9 March 2014

the Émile Hermès Collection: Objects of Curiosity

French or English (?) (maker(s) unknown)
Wig Rest 
circa early to mid-nineteenth century
(blown glass, paint and water-coloured engravings)

     This orb is as striking as it is curious. Up close, it appears to be anything than what it actually is. Neatly laid out across the inner face of its sphere, the frozen circus of humanised beasts - each impeccably dressed - floats against the starry backdrop of speckled golds and of sprays of inky blues and reds and greens.

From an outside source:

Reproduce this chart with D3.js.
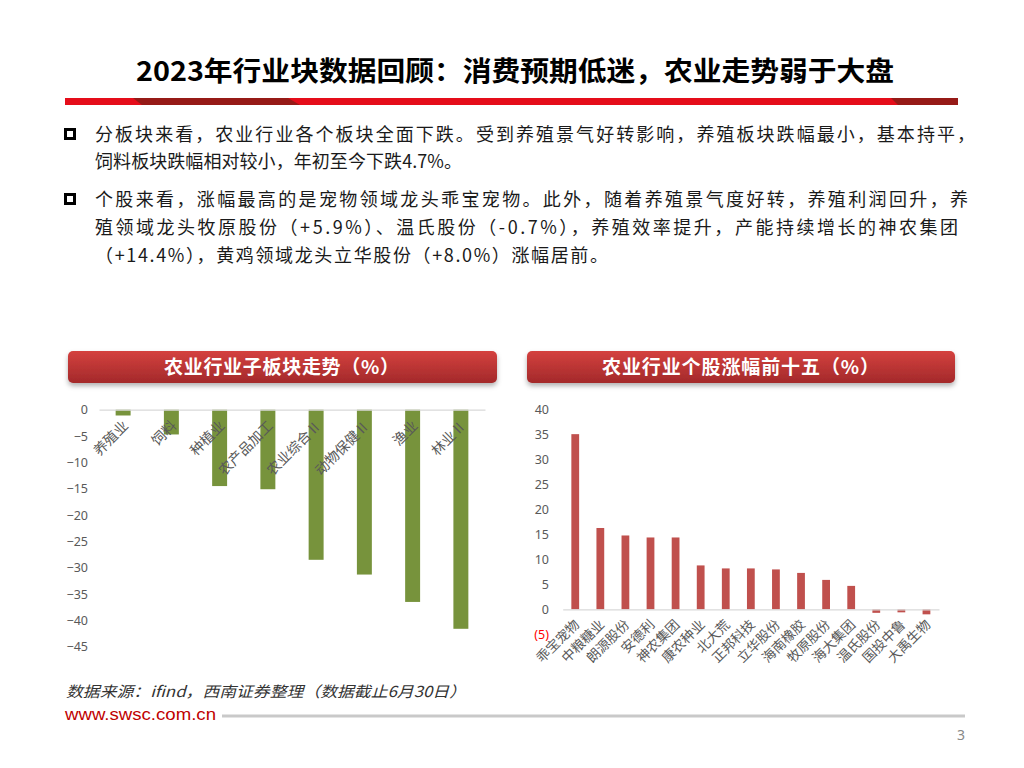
<!DOCTYPE html>
<html>
<head>
<meta charset="utf-8">
<script src="https://cdn.jsdelivr.net/npm/d3@7"></script>
<style>
  html, body { margin: 0; padding: 0; background: #fff; }
  svg { display: block; }
</style>
</head>
<body>
<svg id="page" width="1024" height="768"></svg>
<script>
// ---- data ----
const sectorNames = ["养殖业", "饲料", "种植业", "农产品加工", "农业综合Ⅱ", "动物保健Ⅱ", "渔业", "林业Ⅱ"];
const sectorChange = [-1.1, -4.7, -14.5, -15.1, -28.5, -31.3, -36.5, -41.6];
const sectorTicks = [0, -5, -10, -15, -20, -25, -30, -35, -40, -45];

const stockNames = ["乖宝宠物", "中粮糖业", "朗源股份", "安德利", "神农集团", "康农种业", "北大荒", "正邦科技",
  "立华股份", "海南橡胶", "牧原股份", "海大集团", "温氏股份", "国投中鲁", "大禹生物"];
const stockChange = [35.1, 16.3, 14.8, 14.4, 14.4, 8.8, 8.2, 8.2, 8.0, 7.3, 5.9, 4.7, -0.7, -0.6, -1.0];
const stockTicks = [40, 35, 30, 25, 20, 15, 10, 5, 0, -5];

const svg = d3.select("#page");
const font = '"Noto Sans CJK SC", "Noto Sans", sans-serif';
const numFont = '"Noto Sans", "Open Sans", sans-serif';

// ---- page header ----
svg.append("text")
  .attr("x", 136).attr("y", 81)
  .attr("textLength", 758).attr("lengthAdjust", "spacingAndGlyphs")
  .style("font-family", font).style("font-weight", "bold").style("font-size", "27px")
  .attr("fill", "#000")
  .text("2023年行业块数据回顾：消费预期低迷，农业走势弱于大盘");

svg.append("rect").attr("x", 65).attr("y", 98).attr("width", 893).attr("height", 7).attr("fill", "#e50d1a");
svg.append("polygon").attr("points", "133,98 288,98 300,105 142,105").attr("fill", "#961a17");
svg.append("polygon").attr("points", "891,98 958,98 958,105 898,105").attr("fill", "#961a17");

// ---- bullet text ----
const bullets = [
  { y: 141, box: true, len: 880, t: "分板块来看，农业行业各个板块全面下跌。受到养殖景气好转影响，养殖板块跌幅最小，基本持平，" },
  { y: 168, box: false, len: 367, t: "饲料板块跌幅相对较小，年初至今下跌4.7%。" },
  { y: 206, box: true, len: 873, t: "个股来看，涨幅最高的是宠物领域龙头乖宝宠物。此外，随着养殖景气度好转，养殖利润回升，养" },
  { y: 234, box: false, len: 863, t: "殖领域龙头牧原股份（+5.9%）、温氏股份（-0.7%），养殖效率提升，产能持续增长的神农集团" },
  { y: 262, box: false, len: 513, t: "（+14.4%），黄鸡领域龙头立华股份（+8.0%）涨幅居前。" }
];
bullets.forEach(b => {
  if (b.box) {
    svg.append("rect").attr("x", 65.5).attr("y", b.y - 11.5).attr("width", 9).attr("height", 9)
      .attr("fill", "none").attr("stroke", "#000").attr("stroke-width", 3);
  }
  svg.append("text")
    .attr("x", 95).attr("y", b.y)
    .attr("textLength", b.len).attr("lengthAdjust", "spacing")
    .style("font-family", font).style("font-size", "18px").attr("fill", "#1a1a1a")
    .text(b.t);
});

// ---- chart title panels ----
const defs = svg.append("defs");
const grad = defs.append("linearGradient").attr("id", "panelGrad").attr("x1", 0).attr("y1", 0).attr("x2", 0).attr("y2", 1);
grad.append("stop").attr("offset", "0%").attr("stop-color", "#d4413f");
grad.append("stop").attr("offset", "100%").attr("stop-color", "#a3292a");
const shadow = defs.append("filter").attr("id", "shadow").attr("x", "-5%").attr("y", "-20%").attr("width", "110%").attr("height", "160%");
shadow.append("feDropShadow").attr("dx", 0).attr("dy", 3).attr("stdDeviation", 2.5).attr("flood-color", "#000").attr("flood-opacity", 0.3);

const panels = [
  { x: 68, w: 429, tx: 164, tl: 235, t: "农业行业子板块走势（%）" },
  { x: 527, w: 428, tx: 602, tl: 277, t: "农业行业个股涨幅前十五（%）" }
];
panels.forEach(p => {
  svg.append("rect").attr("x", p.x).attr("y", 351).attr("width", p.w).attr("height", 32)
    .attr("rx", 5).attr("fill", "url(#panelGrad)").attr("filter", "url(#shadow)");
  svg.append("text").attr("x", p.tx).attr("y", 374)
    .attr("textLength", p.tl).attr("lengthAdjust", "spacing")
    .style("font-family", font).style("font-weight", "bold").style("font-size", "19px")
    .attr("fill", "#fff").text(p.t);
});

// ---- left chart: sub-sector change ----
const xL = d3.scaleBand().domain(sectorNames).range([99, 485]).paddingInner(0.69).paddingOuter(0.345);
const yL = d3.scaleLinear().domain([-45, 0]).range([646.7, 409.7]);

svg.append("g").attr("transform", "translate(88,0)")
  .call(d3.axisLeft(yL).tickValues(sectorTicks).tickSize(0).tickPadding(0))
  .call(g => g.select(".domain").remove())
  .selectAll("text").style("font-family", numFont).style("font-size", "12.5px").attr("fill", "#595959");

svg.append("g").selectAll("rect").data(sectorChange).join("rect")
  .attr("x", (d, i) => xL(sectorNames[i]))
  .attr("y", d => yL(Math.max(0, d)))
  .attr("width", xL.bandwidth())
  .attr("height", d => Math.abs(yL(d) - yL(0)))
  .attr("fill", "#77933c");

svg.append("g").attr("transform", `translate(0,${yL(0)})`)
  .call(d3.axisBottom(xL).tickSize(0).tickSizeOuter(0).tickPadding(0))
  .call(g => g.select(".domain").attr("stroke", "#d9d9d9").attr("stroke-width", 1.3))
  .selectAll("text")
  .attr("text-anchor", "end").attr("dy", 0)
  .attr("transform", "translate(6,17) rotate(-45)")
  .style("font-family", font).style("font-size", "14px").attr("fill", "#595959");

// ---- right chart: top 15 stocks ----
const xR = d3.scaleBand().domain(stockNames).range([562.7, 939]).paddingInner(0.69).paddingOuter(0.345);
const yR = d3.scaleLinear().domain([-5, 40]).range([634.3, 409.7]);

svg.append("g").attr("transform", "translate(549,0)")
  .call(d3.axisLeft(yR).tickValues(stockTicks).tickSize(0).tickPadding(0)
    .tickFormat(d => d < 0 ? `(${-d})` : d))
  .call(g => g.select(".domain").remove())
  .selectAll("text").style("font-family", numFont).style("font-size", "12.5px")
  .attr("fill", d => d < 0 ? "#ff0000" : "#595959");

svg.append("g").selectAll("rect").data(stockChange).join("rect")
  .attr("x", (d, i) => xR(stockNames[i]))
  .attr("y", d => yR(Math.max(0, d)))
  .attr("width", xR.bandwidth())
  .attr("height", d => Math.abs(yR(d) - yR(0)))
  .attr("fill", "#c0504d");

svg.append("g").attr("transform", `translate(0,${yR(0)})`)
  .call(d3.axisBottom(xR).tickSize(0).tickSizeOuter(0).tickPadding(0))
  .call(g => g.select(".domain").attr("stroke", "#d9d9d9").attr("stroke-width", 1.3))
  .selectAll("text")
  .attr("text-anchor", "end").attr("dy", 0)
  .attr("transform", "translate(5,16) rotate(-45)")
  .style("font-family", font).style("font-size", "13.5px").attr("fill", "#595959");

// ---- footer ----
svg.append("text").attr("x", 66).attr("y", 697)
  .attr("textLength", 400).attr("lengthAdjust", "spacingAndGlyphs")
  .style("font-family", font).style("font-size", "15px").style("font-style", "italic")
  .attr("fill", "#333").text("数据来源：ifind，西南证券整理（数据截止6月30日）");

svg.append("text").attr("x", 65).attr("y", 720)
  .attr("textLength", 151).attr("lengthAdjust", "spacingAndGlyphs")
  .style("font-family", '"Liberation Sans", Arial, sans-serif').style("font-size", "16px")
  .attr("fill", "#c00000").text("www.swsc.com.cn");
svg.append("line").attr("x1", 222).attr("x2", 965).attr("y1", 716).attr("y2", 716)
  .attr("stroke", "#c9c9c9").attr("stroke-width", 3);

svg.append("text").attr("x", 965).attr("y", 740).attr("text-anchor", "end")
  .style("font-family", numFont).style("font-size", "14px")
  .attr("fill", "#888").text("3");
</script>
</body>
</html>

A squatting donkey plays a red flute while its companion neighs and struts to its own improvised song; a slender brown bird, music sheets in hand, gazes up keenly at a perching parrot, posed with its wings outstretched, who stares intently into the beyond, at us; and a large kneeling camel, its arm resting gently on what looks like a wooden barrel, attired as a casual Middle Eastern, its lush beard swathing its neck and its blue-striped sash nipping its waist tightly. As its audience, intent on discovering its secret, we fall under the orb’s spell. We peer closer and closer into its seamless window; its skies seem to scintillate and shimmer, playing slight tricks with our eyes and casting our unsuspecting imaginations farther than we may be ready to accept.
     And it is at this point that the orb’s literal function makes sense. More than being a miniature world of fantasy; more than showcasing a precise degree of anonymous handiwork and technical skill; and more than representing an era in which new forms of printing made way for refined standards in decorative art, this glass orb is an emblem of the human mind. It is a gateway stylised to the fashions of its epoch, a gateway both in the metaphysical and simply physical senses. It dedicates a part of its time to visually luring in the curious, using its props to toy between fact and fiction, while during the rest of its time promptly becoming the artificial mind underneath a fancy (or not) weave of hair.